Adam Green is the director of Hatchet. I spoke to him about his career, the horror genre and his talked-about new film Frozen - which is now playing in limited release.
It's not hard to find fans of the horror genre who're dismayed at where it's been going lately - endless sequels and remakes, toothless rehashes of onetime-iconic entries like Saw or Ringu and a general lack of effort and respect all around. What is hard to find are fans who're doing something about it. That's where you separate the men from the boys - and that's where filmmaker Adam Green comes in.
Though only in his mid-30s, the Holliston, Mass. native has already worn - and continues to wear - a lot of hats: heavy metal singer, stand-up comedian and Hollywood DJ to name a few. But it's as a film director that he's currently best known. He may not be a household name - yet - but if you run in the circles of independent film and independent horror film in particular, you've probably heard his name and you've definitely heard about his breakout film, Hatchet.
Set in the waterlogged Louisiana Bayou, Hatchet was a throwback to 1980s slasher flicks, in which a group of stranded tourists are trapped in the swamp with a hulking, deformed, hillbilly serial killer.
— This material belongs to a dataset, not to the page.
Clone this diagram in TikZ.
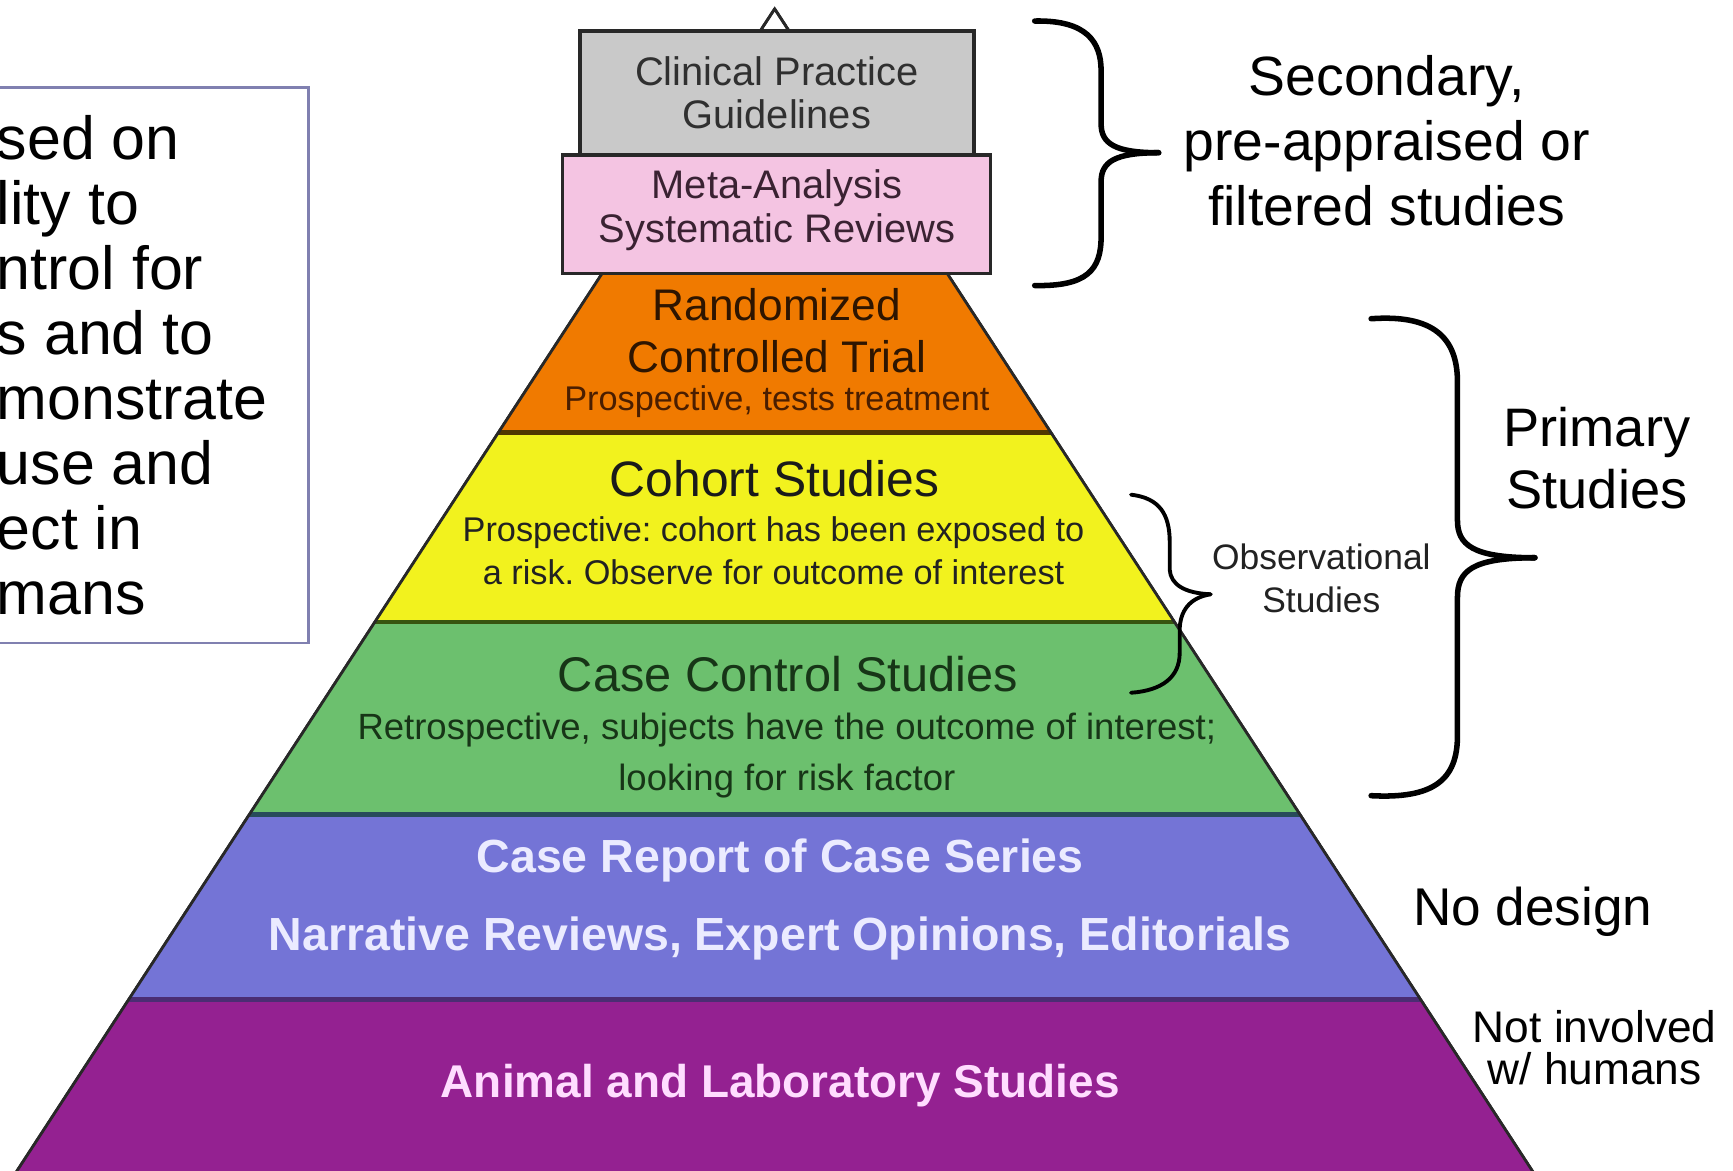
\documentclass[tikz,border=0pt]{standalone}
\usepackage{fontspec}
\setmainfont{Liberation Sans}
\frenchspacing
\definecolor{cOrange}{RGB}{240,122,0}
\definecolor{cYellow}{RGB}{242,242,30}
\definecolor{cGreen}{RGB}{108,192,110}
\definecolor{cBlue}{RGB}{116,116,214}
\definecolor{cPurple}{RGB}{148,33,145}
\definecolor{cGray}{RGB}{201,201,201}
\definecolor{cPink}{RGB}{244,196,226}
\definecolor{lOY}{RGB}{80,55,0}
\definecolor{lYG}{RGB}{55,85,15}
\definecolor{lGB}{RGB}{40,75,90}
\definecolor{lBP}{RGB}{75,45,115}
\definecolor{cFrame}{RGB}{128,128,176}
\definecolor{cEdge}{RGB}{40,40,40}
\definecolor{tBrown}{RGB}{46,21,0}
\definecolor{tBrownS}{RGB}{74,30,0}
\definecolor{tGreen}{RGB}{23,53,23}
\definecolor{tLav}{RGB}{235,235,255}
\definecolor{tPinkW}{RGB}{255,221,255}
\definecolor{tMeta}{RGB}{58,34,50}
\begin{document}
\begin{tikzpicture}[x=1pt,y=-1pt,
  lab/.style={inner sep=0pt, align=center},
  fs/.style n args={2}{font=\fontsize{#1}{#2}\selectfont},
  fsb/.style n args={2}{font=\fontsize{#1}{#2}\selectfont\bfseries},
  sep/.style={line width=4pt},
  bracestroke/.style={line width=5pt, line cap=round, black},
  smallbrace/.style={line width=3.5pt, line cap=round, black},
  boxframe/.style={draw=cEdge, line width=3pt, inner sep=0pt, minimum width=#1}
]
\useasboundingbox (0,0) rectangle (1566,1058);
\fill[white] (0,0) rectangle (1566,1058);
\begin{scope}
\clip (0,0) rectangle (1566,1058);
% left frame
\draw[cFrame, line width=2.5pt, fill=white] (-20,79) rectangle (279,581);
\node[anchor=west, align=left, inner sep=0pt, fs={55}{58.7}] (lefttext) at (-3,330)
  {sed on\\lity to\\ntrol for\\s and to\\monstrate\\use and\\ect in\\mans};
% pyramid
\coordinate (apex) at (700,8);
\coordinate (bl) at (4.3,1075);
\coordinate (br) at (1395.7,1075);
\draw[fill=white, draw=cEdge, line width=2.5pt] (apex) -- (bl) -- (br) -- cycle;
\fill[cOrange] (548.7,240) -- (851.3,240) -- (949.7,391) -- (450.3,391) -- cycle;
\fill[cYellow] (450.3,391) -- (949.7,391) -- (1061.2,562) -- (338.8,562) -- cycle;
\fill[cGreen] (338.8,562) -- (1061.2,562) -- (1174.7,736) -- (225.3,736) -- cycle;
\fill[cBlue] (225.3,736) -- (1174.7,736) -- (1283.5,903) -- (116.5,903) -- cycle;
\fill[cPurple] (116.5,903) -- (1283.5,903) -- (br) -- (bl) -- cycle;
\draw[lOY, sep] (450.3,391) -- (949.7,391);
\draw[lYG, sep] (338.8,562) -- (1061.2,562);
\draw[lGB, sep] (225.3,736) -- (1174.7,736);
\draw[lBP, sep] (116.5,903) -- (1283.5,903);
\draw[cEdge, line width=2.5pt] (apex) -- (bl);
\draw[cEdge, line width=2.5pt] (apex) -- (br);
\end{scope}
% top boxes
\node[boxframe=356, fill=cGray, minimum height=112] (cpgbox) at (702,84) {};
\node[boxframe=387, fill=cPink, minimum height=107] (metabox) at (701.5,193.5) {};
\node[lab, fs={36}{38.5}, text={rgb,255:red,48;green,48;blue,48}] (cpg) at (cpgbox.center) {Clinical Practice\\Guidelines};
\node[lab, fs={36}{39}, text=tMeta] (meta) at (702,190) {Meta-Analysis\\Systematic Reviews};
% pyramid texts
\node[lab, fs={40}{47}, text=tBrown] (rct) at (702,298.5) {Randomized\\Controlled Trial};
\node[lab, fs={31}{36}, text=tBrownS] (rctsub) at (702,363) {Prospective, tests treatment};
\node[lab, fs={45}{50}, text={rgb,255:red,26;green,26;blue,26}] (cohort) at (700,433) {Cohort Studies};
\node[lab, fs={31}{39}, text={rgb,255:red,34;green,34;blue,34}] (cohortsub) at (699,497.5) {Prospective: cohort has been exposed to\\a risk. Observe for outcome of interest};
\node[lab, fs={44}{50}, text=tGreen] (cc) at (712,609) {Case Control Studies};
\node[lab, fs={33}{46}, text=tGreen] (ccsub) at (711,683) {Retrospective, subjects have the outcome of interest;\\looking for risk factor};
\node[lab, fsb={42}{48}, text=tLav] (caserep) at (705,778) {Case Report of Case Series};
\node[lab, fsb={42}{48}, text=tLav] (narr) at (705,848) {Narrative Reviews, Expert Opinions, Editorials};
\node[lab, fsb={41.5}{48}, text=tPinkW] (animal) at (705,981) {Animal and Laboratory Studies};
% braces
\draw[bracestroke] (935,19) .. controls (982,18) and (995,38) .. (995,64) -- (995,112) .. controls (995,130) and (1008,138) .. (1047,138);
\draw[bracestroke] (1047,138) .. controls (1008,138) and (995,146) .. (995,164) -- (995,214) .. controls (995,244) and (982,259) .. (935,258);
\draw[bracestroke] (1239,288) .. controls (1295,284) and (1317,305) .. (1317,345) -- (1317,470) .. controls (1317,492) and (1330,504) .. (1387,504);
\draw[bracestroke] (1387,504) .. controls (1330,504) and (1317,516) .. (1317,540) -- (1317,665) .. controls (1317,705) and (1295,722) .. (1239,719);
\draw[smallbrace] (1022,447) .. controls (1048,450) and (1057,465) .. (1057,490) -- (1057,515) .. controls (1058,528) and (1070,536) .. (1094,537);
\draw[smallbrace] (1094,537) .. controls (1075,540) and (1066,552) .. (1066,570) -- (1066,590) .. controls (1066,612) and (1050,624) .. (1022,626);
% right labels
\node[lab, fs={50}{59}] (secondary) at (1253,127) {Secondary,\\pre-appraised or\\filtered studies};
\node[lab, fs={49}{56}] (primary) at (1443,414) {Primary\\Studies};
\node[lab, fs={32}{39}, text={rgb,255:red,34;green,34;blue,34}] (observ) at (1194,522.5) {Observational\\Studies};
\node[lab, fs={48}{54}] (nodesign) at (1385,824) {No design};
\node[lab, fs={40}{38}] (notinv) at (1441,947) {Not involved\\w/ humans};
\end{tikzpicture}
\end{document}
In many ways, it's a quintessential fan-made horror entry: self-aware to a fault, show-offishly gory and packed with genre-star cameos and other fanboy references. Pretty enjoyable, if you're in the right frame of mind, but not precisely a "classic." Still, it caught a word-of-mouth wave on the festival circuit and was released with much fanfare (for its genre and budget) by indie horror specialists Anchor Bay in 2007, billed succinctly with the words "Old-School American Horror" plastered proudly above the image of an axe on the poster.
Once you see it, the reason behind the hype becomes crystal clear: Whatever you may think of the overall product, it's obvious that Green knows his stuff. On a technical level, Hatchet plays like highly-polished professional work, and it turned Green into a major name in the horror realm. Unfortunately, name or not, there isn't exactly a plethora of worthwhile material kicking around out there. Green was offered - and heard of other offers - work with the studio assembly lines of horror remakes, but thus far hasn't taken part.
Not that he's ideologically opposed to remakes; he speaks highly of John Carpenter's The Thing, itself a remake of a 1950s classic, but he didn't see a way to make good films within the parameters being set by the studios. In particular, he recounts one studio's proposal for a remake of An American Werewolf in London: No mixing comedy and horror, no good guys becoming bad, and no werewolves - or, at least, "No people turning into anything hairy with a snout." Why do American Werewolf at all, then? "They have the name recognition," offers Green. Apparently, that's all they want.